There is a downside, though, to using an adhesive: It significantly increases the amount of force needed to assemble the parts. As a result, assemblers may need to increase press force or ram speed.
“I don’t see adhesives used often in press-fit assembly,” says Dave Zabrosky, sales manager of Schmidt Technology. “But when I have, it’s to better hold together two dissimilar materials that have different coefficients of thermal expansion.”
Equipment Essentials
Manual, pneumatic, hydropneumatic and electric servo presses can be used to assemble press-fits. Zabrosky says that manual presses are relatively low-cost, allow for simple part fixturing and can be equipped with force-distance monitoring. Their negatives are low production and poor ergonomics for the assembler.
Pneumatic presses provide more consistency in applied force and ram speed than a manual model, but lack the control and programmability of a servo. In addition, Zabrosky notes, air is costly to generate. A hydropneumatic press generates its maximum force over a small distance, making it a good choice for high-force applications requiring short power strokes.

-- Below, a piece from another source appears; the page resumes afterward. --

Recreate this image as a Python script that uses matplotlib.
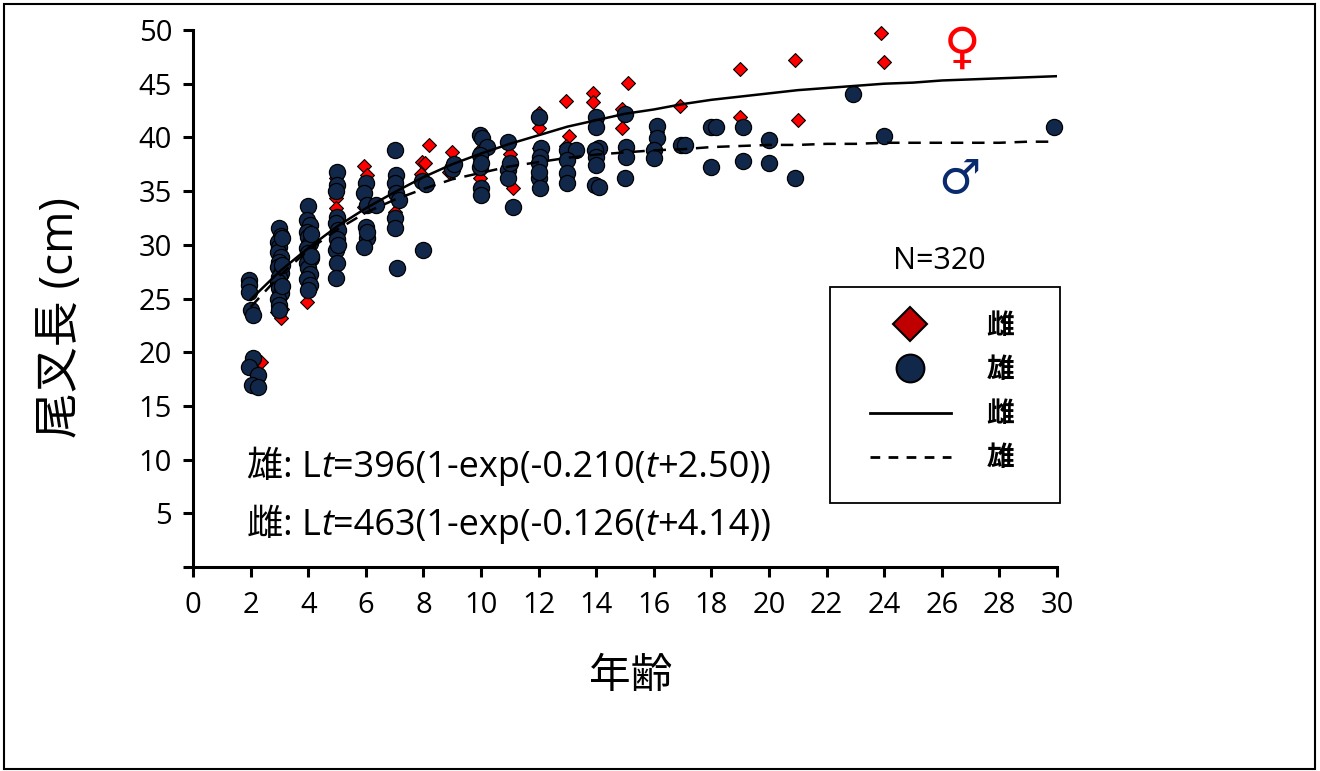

“Without a doubt, servos offer the most precise control of ram position and speed for accuracy and repeatability,” says Zabrosky. “However, if a high level of precision isn’t needed, I’d recommend the company use a manual or pneumatic press instead, because they are cheaper and require less maintenance.”

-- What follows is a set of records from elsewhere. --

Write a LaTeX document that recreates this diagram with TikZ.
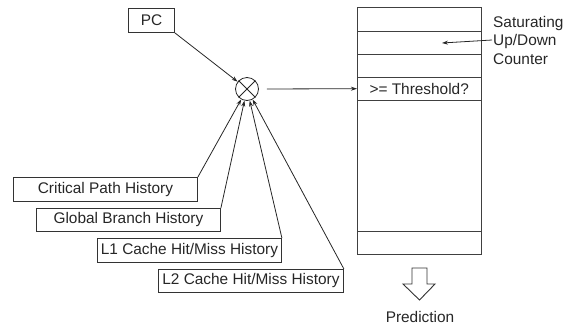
\documentclass[tikz,border=0pt]{standalone}
\usepackage{fontspec}
\setmainfont{Liberation Sans}
\usetikzlibrary{arrows.meta}
\begin{document}
\begin{tikzpicture}[x=1pt,y=-1pt,
  every node/.style={font=\fontsize{15.4}{18}\selectfont, text=black!85},
  boxnode/.style={draw=black!80, line width=0.9pt, rectangle, inner sep=0pt, anchor=north west},
  link/.style={draw=black!85, line width=0.8pt, -{Stealth[length=6pt,width=4pt]}},
  tline/.style={draw=black!75, line width=1pt}]
\useasboundingbox (0,0) rectangle (569,327);
% PC box
\node[boxnode, minimum width=46pt, minimum height=24pt] (pc) at (128,8) {PC};
% combiner circle
\node[draw=black!85, line width=0.8pt, circle, minimum size=23pt, inner sep=0pt] (c) at (247,89) {};
\draw[black!85, line width=0.8pt] (c.north west) -- (c.south east) (c.north east) -- (c.south west);
% history boxes
\node[boxnode, minimum width=184pt, minimum height=24pt] (cp) at (13,177) {Critical Path History};
\node[boxnode, minimum width=184pt, minimum height=23pt] (gb) at (36,208) {Global Branch History};
\node[boxnode, minimum width=184pt, minimum height=24pt] (l1) at (97,238) {L1 Cache Hit/Miss History};
\node[boxnode, minimum width=185pt, minimum height=23pt] (l2) at (158,269) {L2 Cache Hit/Miss History};
% table
\node[boxnode, draw=black!75, line width=1pt, minimum width=124pt, minimum height=247pt] (tbl) at (357,7) {};
\node[inner sep=0pt, minimum width=124pt, minimum height=23pt, anchor=north west] (thr) at (357,77) {>= Threshold?};
\draw[tline] (357,31) -- (481,31);
\draw[tline] (357,54) -- (481,54);
\draw[tline] (357,77) -- (481,77);
\draw[tline] (357,100) -- (481,100);
\draw[tline] (357,231) -- (481,231);
% counter label
\node[align=left, anchor=west, inner sep=0pt, font=\fontsize{15.4}{18.5}\selectfont] (sat) at (493,40) {Saturating\\Up/Down\\Counter};
\coordinate (cell) at (442,43);
\draw[link] ([xshift=-1pt]sat.west) -- (cell);
% connectors
\draw[link] (pc.south east) -- (c);
\draw[link] (cp.north east) -- (c);
\draw[link] (gb.north east) -- (c);
\draw[link] (l1.north east) -- (c);
\draw[link] (l2.north east) -- (c);
\draw[link, shorten <=8pt] (c.east) -- (thr.west);
% prediction arrow
\draw[black!80, line width=0.9pt, fill=white] (412,268) -- (427,268) -- (427,284) -- (435,284) -- (419.5,300) -- (403,284) -- (412,284) -- cycle;
\node (pred) at (420,317) {Prediction};
\end{tikzpicture}
\end{document}
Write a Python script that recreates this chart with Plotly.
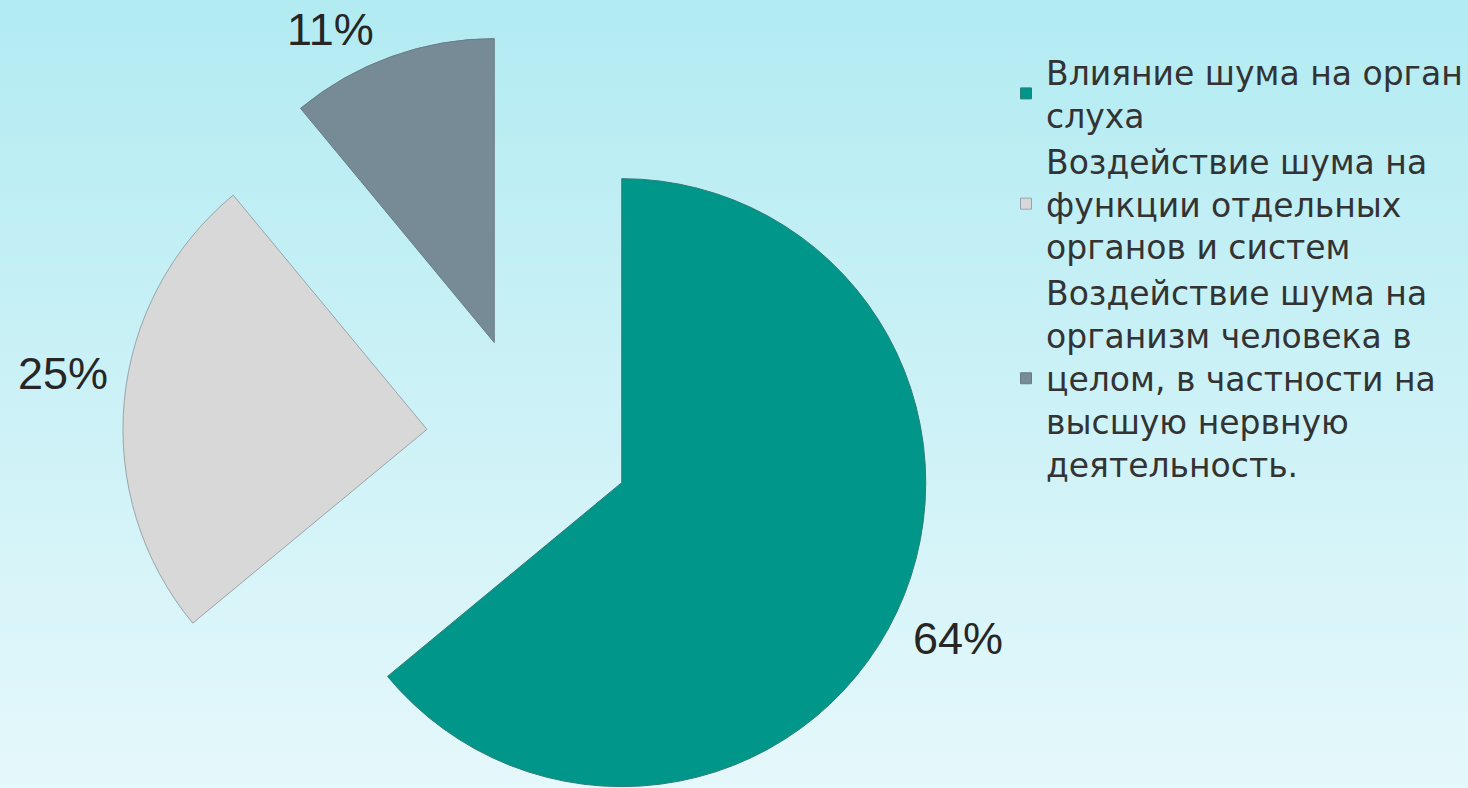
import math
import plotly.graph_objects as go

# ---- data ----
categories = [
    "Влияние шума на орган<br>слуха",
    "Воздействие шума на<br>функции отдельных<br>органов и систем",
    "Воздействие шума на<br>организм человека в<br>целом, в частности на<br>высшую нервную<br>деятельность.",
]
values = [64, 25, 11]
colors = ["#00968a", "#d8d8d8", "#778b96"]
edge_colors = ["#2c7d76", "#98a5aa", "#687c87"]

# ---- layout constants ----
W, H = 1468, 788
CX, CY = 529, 439      # pie centre (px)
R = 304                # pie radius (px)
EXPLODE = 102.5        # explosion distance (px)
LABEL_SIZE = 45
LABEL_GAP_X, LABEL_GAP_Y = 16, 10
TEXT_COLOR = "#262626"
FONT = "Liberation Sans, Arial, sans-serif"
LEGEND_FONT = "DejaVu Sans, Arial, sans-serif"

fig = go.Figure()

# background gradient
fig.add_trace(go.Scatter(
    x=[0, 1, 1, 0, 0], y=[0, 0, 1, 1, 0], mode="none", fill="toself",
    fillgradient=dict(type="vertical", colorscale=[[0, "#e5f8fb"], [1, "#b2ebf2"]]),
    hoverinfo="skip", showlegend=False,
))

total = sum(values)
n = len(values)
cum = 0.0
annotations = []
for i, v in enumerate(values):
    mid = (cum + v / 2) / total * 2 * math.pi
    cum += v
    ux, uy = math.sin(mid), -math.cos(mid)
    px = CX + EXPLODE * ux
    py = CY + EXPLODE * uy
    dx = [max(0.0, (px - R) / W), min(1.0, (px + R) / W)]
    dy = [max(0.0, 1 - (py + R) / H), min(1.0, 1 - (py - R) / H)]
    slice_colors = [colors[j] if j == i else "rgba(0,0,0,0)" for j in range(n)]
    line_colors = [edge_colors[j] if j == i else "rgba(0,0,0,0)" for j in range(n)]
    line_widths = [1 if j == i else 0 for j in range(n)]
    fig.add_trace(go.Pie(
        labels=categories, values=values, sort=False, direction="clockwise",
        rotation=0, domain=dict(x=dx, y=dy),
        marker=dict(colors=slice_colors, line=dict(color=line_colors, width=line_widths)),
        textinfo="none", showlegend=False, hoverinfo="skip",
    ))
    # percentage label: outside end, box corner next to the arc mid-point
    pct = f"{round(v / total * 100)}%"
    half_w = 0.5 * 2.0 * LABEL_SIZE
    half_h = 0.375 * LABEL_SIZE
    lx = px + R * ux + math.copysign(half_w + LABEL_GAP_X, ux)
    ly = py + R * uy + math.copysign(half_h + LABEL_GAP_Y, uy)
    annotations.append(dict(
        text=pct, x=lx / W, y=1 - ly / H, xref="paper", yref="paper",
        xanchor="center", yanchor="middle", showarrow=False,
        font=dict(size=LABEL_SIZE, color=TEXT_COLOR, family=FONT),
    ))

# legend entries
for i, name in enumerate(categories):
    fig.add_trace(go.Scatter(
        x=[None], y=[None], mode="markers", name=name,
        marker=dict(symbol="square", size=11, color=colors[i],
                    line=dict(color=edge_colors[i], width=1)),
    ))

fig.update_layout(
    width=W, height=H,
    margin=dict(l=0, r=0, t=0, b=0),
    paper_bgcolor="#d0f2f7", plot_bgcolor="rgba(0,0,0,0)",
    xaxis=dict(visible=False, range=[0, 1], fixedrange=True),
    yaxis=dict(visible=False, range=[0, 1], fixedrange=True),
    showlegend=True,
    legend=dict(
        x=1006 / W, y=1 - 44 / H, xanchor="left", yanchor="top",
        bgcolor="rgba(0,0,0,0)", valign="middle",
        font=dict(size=33, color="#333333", family=LEGEND_FONT),
        tracegroupgap=0,
    ),
    annotations=annotations,
    font=dict(family=FONT),
)

fig.write_html("out.html", config={"displayModeBar": False},
               post_script="document.body.style.margin='0px';")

High-volume assembly is needed to justify the servo’s higher upfront cost, confirms Lowery. Other benefits of the servo press include flexibility for high-mix operations, energy efficiency, quiet operation and a relatively small footprint.

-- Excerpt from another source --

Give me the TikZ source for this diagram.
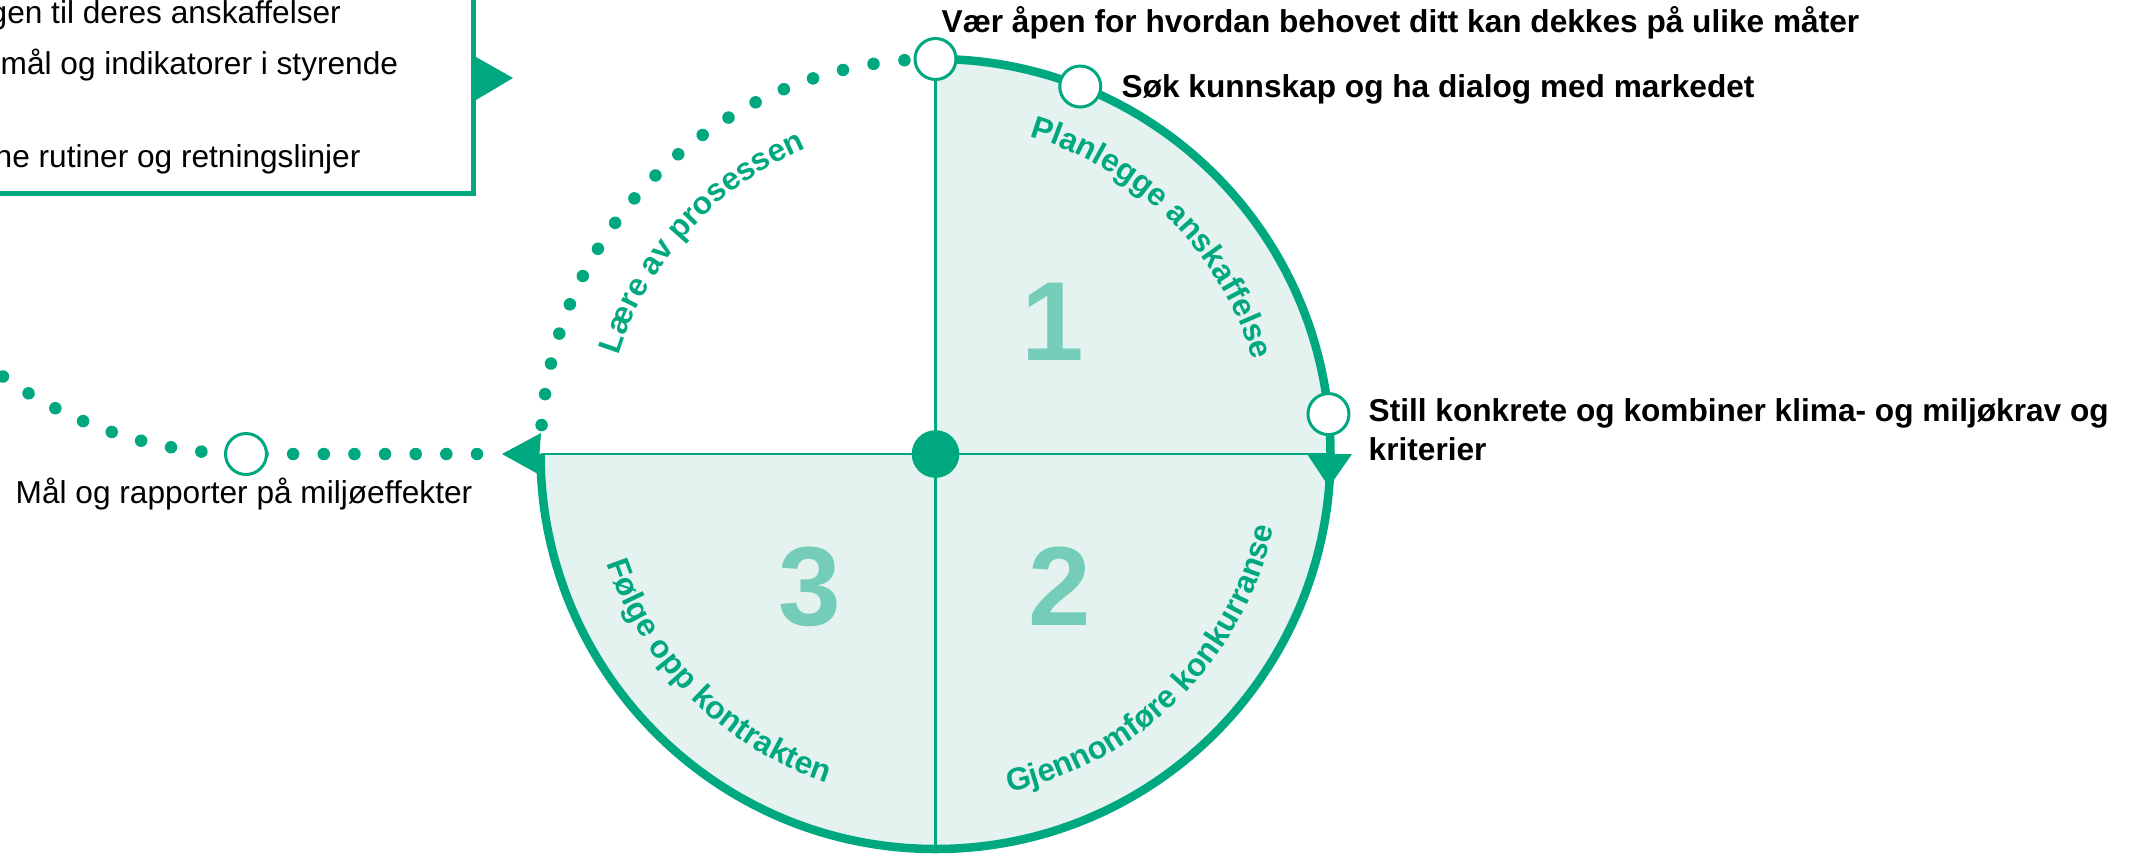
\documentclass[tikz,border=0pt]{standalone}
\usepackage{fontspec}
\setmainfont{Liberation Sans}
\usetikzlibrary{decorations.text,positioning}
\definecolor{procgreen}{RGB}{0,168,128}
\definecolor{procfill}{RGB}{228,242,240}
\definecolor{proclight}{RGB}{115,205,184}

\begin{document}
\begin{tikzpicture}[
    ring/.style={draw=procgreen, line width=0.085cm},
    divider/.style={draw=procgreen, line width=0.027cm},
    sector/.style={fill=procfill},
    tipfill/.style={fill=procgreen},
    dotpath/.style={draw=procgreen, line width=0.125cm, line cap=round, dash pattern=on 0.01pt off #1},
    stopnode/.style={circle, draw=procgreen, line width=0.03cm, fill=white, minimum size=0.41cm, inner sep=0pt},
    note/.style={inner sep=0pt, anchor=base west, font=\fontsize{9}{11}\selectfont},
    boldnote/.style={note, font=\fontsize{9}{11}\selectfont\bfseries},
    phase/.style={font=\fontsize{32}{32}\selectfont\bfseries, text=proclight, inner sep=0pt},
    arctext/.style={decorate, decoration={text along path, text align=center, text color=procgreen,
        text={|\fontsize{9}{11}\selectfont\bfseries|#1}}}
  ]

    \useasboundingbox (0,0) rectangle (21.44,8.53);
    \clip (0,0) rectangle (21.44,8.53);

    \coordinate (C) at (9.355,3.99);
    \coordinate (ringN) at ([shift={(90:3.95)}]C);
    \coordinate (ringS) at ([shift={(270:3.95)}]C);
    \coordinate (ringW) at ([shift={(180:3.95)}]C);
    \coordinate (ringE) at ([shift={(0:3.95)}]C);
    \coordinate (maalc) at (2.46,3.99);
    \coordinate (dotsE) at (4.77,3.99);

    \fill[sector] (C) -- (ringE) arc (0:90:3.95) -- cycle;
    \fill[sector] (C) -- (ringW) arc (180:360:3.95) -- cycle;
    \draw[divider] (ringN) -- (ringS);
    \draw[divider] (ringW) -- (ringE);
    \draw[ring] (ringN) arc (90:-180:3.95);
    \fill[tipfill] (13.07,3.99) -- (13.52,3.99) -- (13.29,3.66) -- cycle;
    \fill[tipfill] (5.02,3.99) -- (5.41,4.20) -- (5.38,3.79) -- cycle;

    \draw[dotpath=0.306cm] (dotsE) -- (maalc) arc (270:228:4.2);
    \draw[dotpath=0.311cm] ([shift={(175.8:3.95)}]C) arc (175.8:90:3.95);

    \draw[draw=procgreen, line width=0.05cm] (-0.5,6.60) rectangle (4.733,9.5);
    \fill[tipfill] (4.76,7.96) -- (5.13,7.75) -- (4.76,7.53) -- cycle;
    \node[note] (boxA) at (-0.11,8.30) {gen til deres anskaffelser};
    \node[note] (boxB) at (0.0,7.79) {mål og indikatorer i styrende};
    \node[note] (boxC) at (-0.06,6.86) {ne rutiner og retningslinjer};

    \node[stopnode] (apen) at (ringN) {};
    \node[stopnode] (sok) at ([shift={(68.5:3.95)}]C) {};
    \node[stopnode] (krav) at ([shift={(5.8:3.95)}]C) {};
    \node[stopnode] (maal) at (maalc) {};
    \fill[procgreen] (C) circle (0.238);

    \node[boldnote] (apentxt) at (9.41,8.205) {Vær åpen for hvordan behovet ditt kan dekkes på ulike måter};
    \node[boldnote] (soktxt) at (11.21,7.56) {Søk kunnskap og ha dialog med markedet};
    \node[boldnote] (kravtxt) at (13.68,4.313) {Still konkrete og kombiner klima- og miljøkrav og};
    \node[boldnote] (kravtxt2) at (13.68,3.93) {kriterier};
    \node[note] (maaltxt) at (0.15,3.497) {Mål og rapporter på miljøeffekter};

    \node[phase] (p1) at (10.53,5.31) {1};
    \node[phase] (p2) at (10.60,2.67) {2};
    \node[phase] (p3) at (8.10,2.66) {3};

    \path[arctext={Planlegge anskaffelse}] ([shift={(89:3.31)}]C) arc (89:1:3.31);
    \path[arctext={Lære av prosessen}] ([shift={(181.5:3.32)}]C) arc (181.5:94.1:3.32);
    \path[arctext={Gjennomføre konkurranse}] ([shift={(-90:3.46)}]C) arc (-90:0:3.46);
    \path[arctext={Følge opp kontrakten}] ([shift={(180:3.46)}]C) arc (180:270:3.46);

\end{tikzpicture}
\end{document}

Several factors determine how much force is needed to press parts together. Part size, thickness and geometry are important, along with the hardness, slipperiness and surface finish of the component material. In addition, designers need to need to know the exact amount of interference between the parts (i.e., the difference in size between the inserted part and the hole) and the length of the press-fit.
Among the biggest users of press fits are manufacturers that assemble automotive, medical, white goods, solar energy and consumer products. Examples of automotive products that require a high, medium and low press force, according to Lytle, are an axle tube insertion (250 kilonewtons), a valve guide into a cylinder head (20 kilonewtons) and a motor stator onto a shaft (300 newtons).
“Manufacturers often say they need a safety factor of 20 percent for presses used in press-fit assembly,” says Zabrosky. “But, our part testing indicates that 50 percent is more appropriate.”
Another tool that significantly enhances press-fit assembly is force and distance (displacement) monitoring, says Zabrosky. The force sensor is installed between the cylinder and the ram, and measures the force produced during the entire assembly cycle.
The distance sensor (or transducer) is positioned near the force sensor so that the press controller can display curves of force over distance or force over time. Through the controller, engineers can also set upper and lower limits for the pressing force. Should it fall above or below the set figure, an alarm is signaled.
“Force and distance monitoring is a great way to gain valuable information about the quality of the parts and the assembly—so long as the press frame is properly designed,” concludes Brieschke. “If the frame deflects too much, the resulting force-distance curve will be skewed from actual results. The best way to prevent deflection is to engineer enough strength within the frame design or use reinforcements.”